Alexandra Lange
Architecture & design critic

Exposing the messy, technologized, and undervalued nature of reproductive labor

Ani Liu, Untitled (feeding through space and time). Photo by Celeste Sloman

Messy coils of plastic tubing sprawl across the gallery’s concrete floor. The liquid inside—opaque, white with a yellowish tinge—pulses once, twice, and the eye tracks its progress thanks to the air bubbles cycling through the loops. Could that be … milk? Follow the tubing back to an unassuming rectangular box. If it is milk, a panicked brain might ask, where is the mother?

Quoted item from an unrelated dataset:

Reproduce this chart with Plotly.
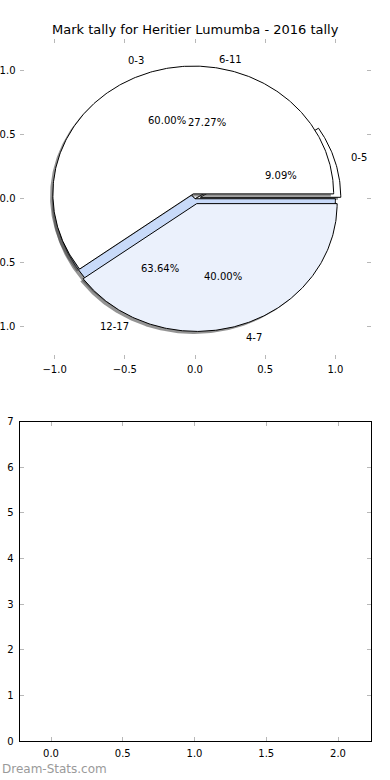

At this moment the mother, artist Ani Liu, is standing by the door of the pocket-­size Cuchifritos Gallery + Project Space in Lower Manhattan, wrapped in a tie-dyed T-shirt dress for tonight’s opening of her solo exhibition, “Ecologies of Care.” But she has also sat, pumping milk, in the broom closet next to her classroom at the University of Pennsylvania; in her basement studio in Queens; on trains and in cars. The volume of milk circulating through Untitled (pumping) and Untitled (feeding through space and time) represents a week of such sessions, or 5.85 gallons—some of the invisible labor of motherhood. It also represents modern breastfeeding technology—specifically, the Spectra pump that allowed Liu the alleged freedom to return to the workplace just weeks after having her first child. After headlines about a national formula shortage earlier this year, the liquid seems even more precious.